Literary reviews by Tim Love.
Warning: Rather than reviews, these are often notes in preparation for reviews that were never finished, or pleas for help with understanding pieces. See Litref Reviews - a rationale for details.

Saturday 29 January 2011

"Wheelbarrow Farm" by Hilary Menos (Templar, 2010)

This is a pamphlet about farm life, especially animal life - see also Clare Best's Treasure Ground. I liked "Burgoo", didn't like "Five a Day", then reached 2 poems whose relaxed forms distracted me

  • "Badger Season" has 12 quadrains and a couplet. There's some inter-stanza end-rhyme, though it may be accidental. I think the rhyme scheme is xxaa, xaxa, axax, axxa, abba, xxaa, xxxx, axax, xxaa, xxxx, xxxx, xaxa, xx, with between 2 and 6 stresses per line
  • "Stock Take" (whose plot I like) has 9 rhyming couplets (ten/in, maths/maths, lambs/them, Diptford/quid, fees/says, etc). The lines are between 4 and 16 syllables long.

Because of the irregular line-lengths the end-rhymes are noticed as such only on the page, but in any case, what's the rhyming for? Come to that, what are the line/stanza breaks for? Following those are 2 14-liners

  • "Colin" is blank verse with some lines regular ("The quad bike's got no brakes. The lad's off sick") and other lines rather less so.
  • "Grunt's Bane" is abab cdcd efef xx - more rhyme than "Colin" but less regularity of rhythm and line-length.

The pamphlet's rule seems to be that poems should be somehow regular, but not overly so - the more they rhyme, the less the line-lengths match. The language is lively without straying far from prose - e.g. "First, catch your calf.
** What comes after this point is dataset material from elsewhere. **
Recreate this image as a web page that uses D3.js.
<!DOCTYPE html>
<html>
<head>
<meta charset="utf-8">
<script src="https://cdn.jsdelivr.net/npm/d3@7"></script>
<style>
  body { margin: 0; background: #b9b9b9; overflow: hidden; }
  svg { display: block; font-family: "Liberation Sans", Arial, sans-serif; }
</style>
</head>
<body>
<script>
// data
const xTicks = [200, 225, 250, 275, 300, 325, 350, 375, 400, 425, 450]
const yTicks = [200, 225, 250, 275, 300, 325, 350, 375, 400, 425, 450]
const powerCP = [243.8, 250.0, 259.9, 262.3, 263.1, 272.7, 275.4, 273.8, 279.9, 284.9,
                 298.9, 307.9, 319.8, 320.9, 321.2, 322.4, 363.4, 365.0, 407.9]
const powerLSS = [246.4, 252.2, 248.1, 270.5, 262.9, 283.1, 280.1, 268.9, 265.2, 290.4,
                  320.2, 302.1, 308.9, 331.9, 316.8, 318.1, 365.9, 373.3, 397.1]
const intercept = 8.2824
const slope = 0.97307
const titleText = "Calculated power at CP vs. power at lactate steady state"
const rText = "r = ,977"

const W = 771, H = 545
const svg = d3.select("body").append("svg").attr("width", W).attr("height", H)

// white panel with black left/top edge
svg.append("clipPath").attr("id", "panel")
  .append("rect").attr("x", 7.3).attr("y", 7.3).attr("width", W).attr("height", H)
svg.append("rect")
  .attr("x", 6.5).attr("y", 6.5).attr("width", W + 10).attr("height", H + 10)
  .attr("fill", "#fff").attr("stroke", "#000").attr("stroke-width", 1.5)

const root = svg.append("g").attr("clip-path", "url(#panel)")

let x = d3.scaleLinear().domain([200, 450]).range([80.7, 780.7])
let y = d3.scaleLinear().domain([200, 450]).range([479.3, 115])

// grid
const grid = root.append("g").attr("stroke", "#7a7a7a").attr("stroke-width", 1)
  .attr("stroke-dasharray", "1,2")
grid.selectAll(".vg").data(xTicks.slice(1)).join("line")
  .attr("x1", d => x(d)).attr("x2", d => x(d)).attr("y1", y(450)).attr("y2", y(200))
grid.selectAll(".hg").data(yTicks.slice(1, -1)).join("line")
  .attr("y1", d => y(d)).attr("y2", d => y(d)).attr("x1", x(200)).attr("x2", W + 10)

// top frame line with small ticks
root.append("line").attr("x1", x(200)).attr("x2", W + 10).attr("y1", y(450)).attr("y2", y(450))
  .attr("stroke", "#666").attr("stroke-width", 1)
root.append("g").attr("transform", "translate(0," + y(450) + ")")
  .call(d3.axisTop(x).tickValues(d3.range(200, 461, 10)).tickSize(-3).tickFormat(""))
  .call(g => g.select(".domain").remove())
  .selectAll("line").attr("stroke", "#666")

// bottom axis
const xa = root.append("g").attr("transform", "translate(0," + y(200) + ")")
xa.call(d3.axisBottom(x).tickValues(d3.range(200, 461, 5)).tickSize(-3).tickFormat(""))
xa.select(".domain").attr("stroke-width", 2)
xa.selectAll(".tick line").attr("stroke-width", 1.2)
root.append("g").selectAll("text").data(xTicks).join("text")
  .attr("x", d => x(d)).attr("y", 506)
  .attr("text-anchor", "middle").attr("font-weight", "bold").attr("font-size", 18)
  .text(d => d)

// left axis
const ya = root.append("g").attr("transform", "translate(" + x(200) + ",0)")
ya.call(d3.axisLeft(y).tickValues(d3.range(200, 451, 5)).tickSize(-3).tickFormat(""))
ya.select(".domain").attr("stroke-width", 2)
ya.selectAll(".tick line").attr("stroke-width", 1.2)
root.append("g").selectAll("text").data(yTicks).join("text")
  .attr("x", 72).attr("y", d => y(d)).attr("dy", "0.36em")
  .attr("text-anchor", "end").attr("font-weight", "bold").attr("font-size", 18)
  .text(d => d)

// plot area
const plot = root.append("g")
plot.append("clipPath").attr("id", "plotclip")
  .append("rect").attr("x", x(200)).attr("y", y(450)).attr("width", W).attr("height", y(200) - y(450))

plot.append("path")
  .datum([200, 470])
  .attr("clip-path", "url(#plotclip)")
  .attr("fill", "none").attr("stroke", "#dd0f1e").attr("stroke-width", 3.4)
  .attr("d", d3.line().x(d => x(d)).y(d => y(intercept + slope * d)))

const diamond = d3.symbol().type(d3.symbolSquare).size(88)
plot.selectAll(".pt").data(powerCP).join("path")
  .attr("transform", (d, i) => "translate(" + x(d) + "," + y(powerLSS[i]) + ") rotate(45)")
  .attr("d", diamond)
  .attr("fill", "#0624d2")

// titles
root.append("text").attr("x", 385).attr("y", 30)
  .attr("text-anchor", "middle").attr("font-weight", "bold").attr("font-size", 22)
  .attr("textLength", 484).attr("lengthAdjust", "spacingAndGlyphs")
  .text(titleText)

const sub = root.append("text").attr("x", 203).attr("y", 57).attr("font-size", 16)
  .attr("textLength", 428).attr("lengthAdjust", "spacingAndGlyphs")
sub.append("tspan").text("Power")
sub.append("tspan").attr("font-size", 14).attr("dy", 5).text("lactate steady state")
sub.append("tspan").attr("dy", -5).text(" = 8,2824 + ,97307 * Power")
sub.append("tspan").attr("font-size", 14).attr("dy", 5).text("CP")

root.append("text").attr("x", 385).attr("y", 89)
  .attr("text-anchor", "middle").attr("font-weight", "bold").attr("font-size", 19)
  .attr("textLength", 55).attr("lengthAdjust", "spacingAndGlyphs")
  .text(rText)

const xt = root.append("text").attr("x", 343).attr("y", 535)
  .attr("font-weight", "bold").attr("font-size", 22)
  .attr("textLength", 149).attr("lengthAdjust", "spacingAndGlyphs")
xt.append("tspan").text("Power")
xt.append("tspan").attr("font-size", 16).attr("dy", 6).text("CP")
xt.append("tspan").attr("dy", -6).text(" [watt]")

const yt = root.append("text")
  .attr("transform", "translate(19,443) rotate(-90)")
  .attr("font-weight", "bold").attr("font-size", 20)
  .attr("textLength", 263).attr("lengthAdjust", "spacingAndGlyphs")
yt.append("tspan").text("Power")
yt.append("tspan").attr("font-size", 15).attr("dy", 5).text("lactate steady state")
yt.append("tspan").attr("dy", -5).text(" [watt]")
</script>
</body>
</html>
This is easier said then [sic] done/ and is generally only achieved using some kind of carrot/ in conjunction with some kind of stick" (p.14) or "The Massey steams out of the shed like a red dragon,/ the Bamford baler behind it a triumph of '70s calibration,/ part Wallace and Grommit, part Heath Robinson" (p.18)

"The Blue Hour" works pretty well, with broken fences and wethers squaring up (a footnote tells us that wethers are "castrated male sheep" (my emphasis))

Grunt's the star - in the title poem he "goes off to do what he does best:/ apply excess force in a tractor". I think he'd be as successful in a chain of prose anecdotes, but the poet's been much published so I presume she knows what she's doing.

Other Reviews

  • Sphinx (Matthew Stewart, Niall Campbell and Matt Merritt)

1 comment:

  1. Sounds interesting, I will look out for it.

    BTw I seem to have taken the same background as you - I'd better choose another one!